By the numbers, a slowing regional economy will hinder job creation, leaving total employment unchanged in 2008. Last year, 11,500 new workers were hired, a 0.5 percent gain. Builders completed 1.1 million square feet of space in 2007 and will increase production to 3.5 million square feet this year. Most of the amount is attributable to the Xanadu project, which is slated to come online in the fourth quarter. Assuming reasonably strong pre-leasing at large projects and softening demand for existing properties, the marketwide vacancy rate is expected to climb 70 basis points this year to 4.9 percent. In 2007, the vacancy rate was unchanged. Rent growth will continue to slow in step with weaker space demand. In 2008, asking rents are forecast to rise 2.4 percent to $28.63 per square foot, while effective rents tack on 2 percent to $26.51 per square foot.

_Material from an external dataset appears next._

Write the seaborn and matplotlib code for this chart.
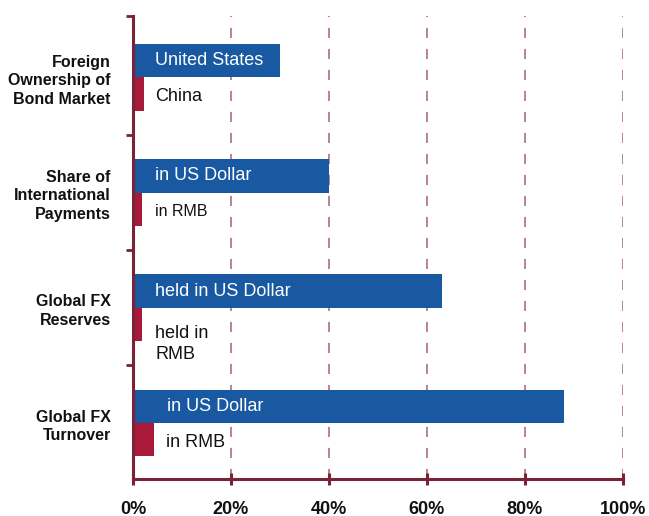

During the past 12 months, velocity in single-tenant assets has declined 58 percent, compared with a gain of 61 percent in the preceding period. Velocity has slowed to a trickle for all single-tenant property types, including drugstores and fast-food restaurants. In a limited number of fast-food deals, prices have ranged from $284 per square foot to $432 per square foot for a regional chain along a heavily traveled stretch of state Route 35. Generally, assets leased to highly rated national tenants can trade with cap rates in the mid- to high-6 percent range, extending to 8 percent or more for lesser tenants and locations. In 2008, lenders will continue to draw distinctions on credit quality, effectively limiting single-tenant activity to assets occupied by tenants with the best credit profiles.

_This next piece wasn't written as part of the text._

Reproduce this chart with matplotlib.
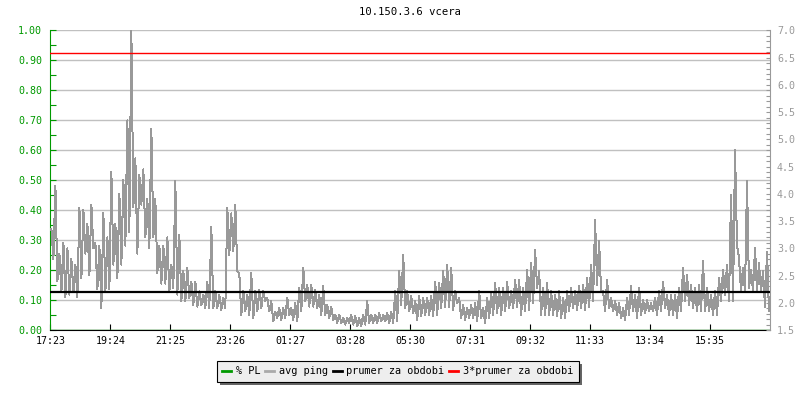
import numpy as np
import matplotlib
matplotlib.use("Agg")
import matplotlib.pyplot as plt
from matplotlib.lines import Line2D
from matplotlib.ticker import MultipleLocator, FormatStrFormatter


title = "10.150.3.6 vcera"
time_labels = ["17:23", "19:24", "21:25", "23:26", "01:27", "03:28",
               "05:30", "07:31", "09:32", "11:33", "13:34", "15:35"]
tick_step = 121.1   # minuty mezi popisky
span = 1453.0       # delka obdobi v minutach

# avg ping [ms], horni / dolni obalka po ~8 minutach
ping_hi = [
    3.35, 4.15, 2.90, 3.10, 3.00, 2.80, 2.70, 3.75, 3.70, 3.45, 3.80, 3.10, 3.05, 3.65, 3.20,
    4.40, 3.45, 4.00, 4.25, 5.35, 7.00, 4.65, 4.35, 4.45, 3.90, 5.20, 3.90, 3.05, 3.05, 3.20,
    2.70, 4.23, 3.25, 2.58, 2.64, 2.39, 2.39, 2.21, 2.15, 2.39, 3.40, 2.21, 2.15, 2.09, 3.74,
    3.64, 3.80, 2.54, 2.21, 2.15, 2.54, 2.21, 2.24, 2.21, 2.09, 2.03, 1.84, 1.90, 1.90, 2.09,
    1.90, 1.99, 2.27, 2.64, 2.33, 2.33, 2.24, 2.15, 2.30, 1.96, 1.93, 1.78, 1.78, 1.72, 1.72,
    1.78, 1.75, 1.72, 1.78, 2.03, 1.78, 1.78, 1.81, 1.78, 1.81, 1.84, 2.21, 2.58, 2.88, 2.21,
    2.12, 2.03, 2.12, 2.09, 2.09, 2.12, 2.39, 2.36, 2.58, 2.70, 2.64, 2.21, 2.09, 1.96, 1.90,
    1.96, 1.99, 2.21, 1.90, 2.09, 2.18, 2.36, 2.27, 2.27, 2.39, 2.21, 2.42, 2.42, 2.27, 2.61,
    2.73, 2.97, 2.58, 2.27, 2.36, 2.21, 2.15, 2.21, 2.09, 2.21, 2.27, 2.21, 2.30, 2.33, 2.45,
    2.70, 3.52, 3.13, 2.21, 2.42, 2.09, 2.03, 1.99, 1.90, 2.09, 2.30, 2.15, 2.27, 2.06, 2.06,
    1.99, 2.09, 2.21, 2.39, 2.15, 2.15, 2.15, 2.27, 2.64, 2.51, 2.33, 2.27, 2.33, 2.76, 2.27,
    2.15, 2.21, 2.45, 2.61, 2.70, 3.98, 4.81, 2.82, 2.64, 4.23, 2.61, 3.00, 2.73, 2.58, 2.94,
]
ping_lo = [
    2.80, 2.40, 2.20, 2.10, 2.15, 2.20, 2.10, 2.45, 2.90, 2.50, 3.00, 2.25, 1.90, 2.20, 2.25,
    2.70, 2.45, 2.70, 3.05, 3.30, 3.75, 2.90, 3.80, 3.20, 3.00, 3.20, 2.55, 2.35, 2.35, 2.20,
    2.27, 2.15, 2.03, 2.03, 2.09, 1.96, 1.93, 1.96, 1.90, 1.90, 1.90, 1.90, 1.87, 1.90, 2.88,
    2.94, 2.58, 1.78, 1.84, 1.78, 1.72, 1.84, 1.90, 2.03, 1.84, 1.66, 1.72, 1.69, 1.72, 1.78,
    1.69, 1.66, 1.84, 2.03, 1.93, 1.93, 1.90, 1.78, 1.78, 1.72, 1.69, 1.63, 1.63, 1.60, 1.63,
    1.60, 1.57, 1.57, 1.60, 1.63, 1.63, 1.63, 1.66, 1.66, 1.63, 1.63, 1.66, 1.96, 1.90, 1.84,
    1.81, 1.69, 1.75, 1.78, 1.78, 1.75, 1.78, 1.90, 1.93, 1.93, 1.87, 1.99, 1.72, 1.69, 1.72,
    1.72, 1.66, 1.72, 1.63, 1.72, 1.78, 1.81, 1.78, 1.84, 1.90, 1.90, 1.93, 1.78, 1.84, 1.87,
    1.99, 2.27, 1.78, 1.78, 1.78, 1.78, 1.75, 1.72, 1.72, 1.84, 1.90, 1.87, 1.90, 1.87, 1.93,
    2.03, 2.33, 2.21, 1.84, 1.90, 1.84, 1.78, 1.72, 1.69, 1.78, 1.84, 1.72, 1.78, 1.81, 1.84,
    1.84, 1.78, 1.84, 1.90, 1.78, 1.78, 1.72, 1.84, 2.03, 1.96, 1.90, 1.84, 1.84, 1.84, 1.84,
    1.78, 1.78, 2.03, 2.15, 2.03, 2.03, 3.06, 2.21, 2.21, 2.27, 2.21, 2.21, 2.21, 1.93, 1.84,
]
pl_values = [0.0, 0.0]   # % PL - cely den nulova ztrata
mean_ping = 2.197        # prumer za obdobi

GREEN = "#009900"
GRAY = "#999999"
plt.rcParams["font.family"] = ["DejaVu Sans Mono"]
plt.rcParams["font.size"] = 7.2

n = len(ping_hi)
step = span / n
t = np.empty(2 * n)
v = np.empty(2 * n)
t[0::2] = np.arange(n) * step + 0.25 * step
t[1::2] = np.arange(n) * step + 0.75 * step
v[0::2] = ping_hi
v[1::2] = ping_lo

fig = plt.figure(figsize=(8, 4), dpi=100)
ax = fig.add_axes([0.063, 0.175, 0.8995, 0.749])
ax2 = ax.twinx()

# leva osa - % PL
ax.plot([0, span], pl_values, color=GREEN, lw=1, zorder=1)
ax.set_xlim(0, span)
ax.set_ylim(0, 1.0)
ax.yaxis.set_major_locator(MultipleLocator(0.1))
ax.yaxis.set_minor_locator(MultipleLocator(0.05))
ax.yaxis.set_major_formatter(FormatStrFormatter("%.2f"))
ax.grid(axis="y", which="major", color="#c0c0c0", lw=1)
ax.set_axisbelow(True)
ax.set_xticks(np.arange(len(time_labels)) * tick_step)
ax.set_xticklabels(time_labels)
ax.tick_params(axis="x", direction="in", length=4, width=0.8, color="black", pad=4)
ax.tick_params(axis="y", which="both", direction="in", length=4, width=0.8,
               color=GREEN, labelcolor=GREEN, pad=6)
ax.spines["left"].set_color(GREEN)
ax.spines["bottom"].set_color("black")
for s in ["top", "right"]:
    ax.spines[s].set_visible(False)

# prava osa - avg ping
ax2.plot(t, v, color=GRAY, lw=0.72, antialiased=False, zorder=2)
ax2.axhline(mean_ping, color="black", lw=1.6, zorder=3)
ax2.axhline(3 * mean_ping, color="#ff0000", lw=1.0, zorder=3)
ax2.set_ylim(1.5, 7.0)
ax2.yaxis.set_major_locator(MultipleLocator(0.5))
ax2.yaxis.set_minor_locator(MultipleLocator(0.1))
ax2.yaxis.set_major_formatter(FormatStrFormatter("%.1f"))
ax2.tick_params(axis="y", which="both", direction="in", length=3, width=0.8,
                color=GRAY, labelcolor=GRAY, pad=5)
ax2.spines["right"].set_color(GRAY)
for s in ["top", "left", "bottom"]:
    ax2.spines[s].set_visible(False)

fig.text(0.5125, 0.97, title, ha="center", va="center", fontsize=7.6)

handles = [Line2D([], [], color=GREEN, lw=2),
           Line2D([], [], color="#aaaaaa", lw=2),
           Line2D([], [], color="black", lw=2),
           Line2D([], [], color="#ff0000", lw=2)]
labels = ["% PL", "avg ping", "prumer za obdobi", "3*prumer za obdobi"]
leg = fig.legend(handles, labels, loc="center", bbox_to_anchor=(0.497, 0.072), ncol=4,
                 fontsize=7.4, frameon=True, fancybox=False,
                 shadow={"ox": 2.2, "oy": -2.2, "facecolor": "#666666",
                         "edgecolor": "none", "alpha": 1},
                 handlelength=0.85, handletextpad=0.45, columnspacing=0.5,
                 borderpad=0.55, borderaxespad=0)
leg.get_frame().set_facecolor("#eeeeee")
leg.get_frame().set_edgecolor("black")
leg.get_frame().set_linewidth(0.8)
leg.get_frame().set_alpha(1)

fig.savefig("out.png", dpi=100)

Trades of multi-tenant properties have slackened considerably. In the past year, transaction velocity for these assets has declined 45 percent. Activity has been very limited so far this year, but during the last 12 months, the median price has increased 21 percent to $234 per square foot. Some strip centers and grocery-anchored properties have sold for more than $300 per square foot, but those deals were executed before credit market problems intensified late in 2007. Cap rates for the best properties in established retail corridors in Bergen County, for example, start at about 6.5 percent. Initial returns rise from there to approximately 8 percent for assets in highly urbanized areas of the region. Multi-tenant activity is expected to pick up in 2008 as owners adjust pricing to satisfy buyers' requirements. High population densities and generally strong demographics in most areas in the region are expected to sustain investor interest during the long term.
In the investment market, transaction velocity for all assets has decelerated. Underwriting criteria have changed during the past several months, and deals are taking longer to execute as buyers scrutinize tenant mix, re-leasing risk and rent growth assumptions more closely. Owners have been slow to respond to changes in the investment climate and are only now beginning to price properties at the higher cap rates buyers require. Cap rates vary widely in the market, though it is not unusual for top multi-tenant centers in high-density areas with solid demographics, such as sections of Bergen and Passaic counties, to price with rates in the mid-6 percent range. Cap rates move higher from there, reflecting property location and potential near-term upside.